Accuracy is actually quite a limiting factor. My previous mindset was that not having the accuracy upgrade for .50cals wouldn’t be a big deal since it had this shotgun effect, meaning you are more likely to hit by chance, which was better than not hitting at all.
But in reality it’s actually a drawback, since in cases where your aim is perfect, your are still limited by the accuracy of the guns, thus scoring less hits then you could with more accurate guns.
In US testing reports from 1941 they say that.50 cal are ineffective past 400 m since pen value for normal round would be around 3 mm at 450 m.

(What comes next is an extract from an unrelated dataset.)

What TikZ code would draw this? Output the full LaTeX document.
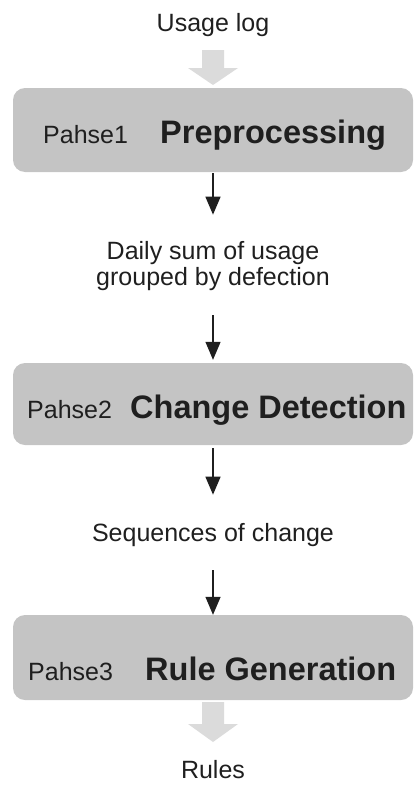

Peak pen value is 18 mm at 150 m but after that for every 50 m it loses around 3 mm of pen
I have a question, is this based off nose mounted .50s? A .50 strapped to a test rig, fired full automatic and then extrapolation based off that performance? If it was wing based, what convergence? Because I have a kill report from a P-47 that stated it was able to strike an Fw-190 from 800 yards (730 meters to save time) away, in two 2 second bursts as he witnessed flashes on the port side wing. This was co-witnessed by another P-47. I attempted this in a custom battles with A.I. in Cockpit mode and I had trouble scoring any hits at that range. If it was a super short conversion range or there was no conversion set (If it was a test done on a flight that), that test would make plenty of sense as at that point you would just have a cloud of rounds bigger than the enemy flying towards the target and you can see that illustrated in War thunder.
Now that I really think about it, this would be completely inviable lol. The US would have immediately moved to a different gun, instead of using them throughout the war AND postwar.